As another motivational use-case, consider a cloud provider where compute
resources are cheaper at night than in the morning. If I have a long-running Job
that takes multiple days to complete, being able to suspend the Job in the
morning and then resume it in the evening every day can reduce costs.
Since this field is a part of the Job spec, CronJobs automatically get this
feature for free too.
## References and next steps
If you're interested in a deeper dive into the rationale behind this feature and
the decisions we have taken, consider reading the [enhancement proposal](https://github.com/kubernetes/enhancements/tree/master/keps/sig-apps/2232-suspend-jobs).
There's more detail on suspending and resuming jobs in the documentation for [Job](/docs/concepts/workloads/controllers/job#suspending-a-job).
As previously mentioned, this feature is currently in alpha and is available
only if you explicitly opt-in through the `SuspendJob` feature gate. If this is
a feature you're interested in, please consider testing suspended Jobs in your
cluster and providing feedback.

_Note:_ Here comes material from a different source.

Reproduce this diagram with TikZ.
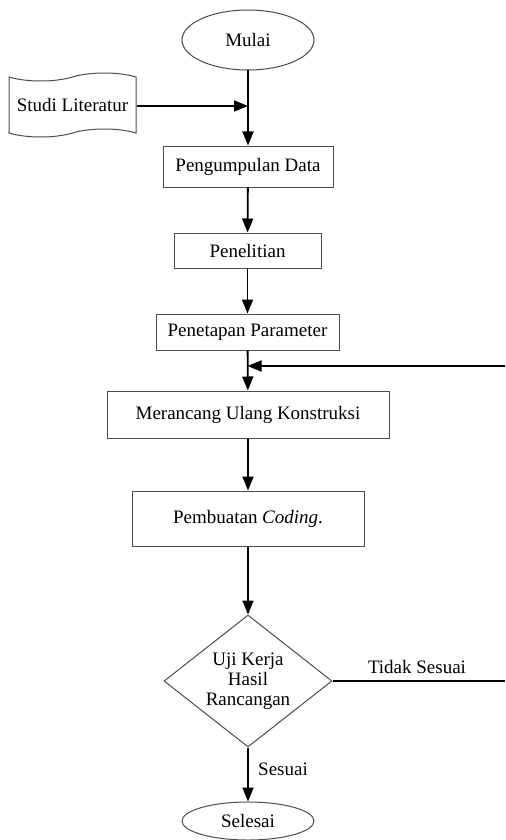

You can discuss this enhancement [on GitHub](https://github.com/kubernetes/enhancements/issues/2232).
The SIG Apps community also [meets regularly](https://github.com/kubernetes/community/tree/master/sig-apps#meetings)
and can be reached through [Slack or the mailing list](https://github.com/kubernetes/community/tree/master/sig-apps#contact).
Barring any unexpected changes to the API, we intend to graduate the feature to
beta in Kubernetes 1.22, so that the feature becomes available by default.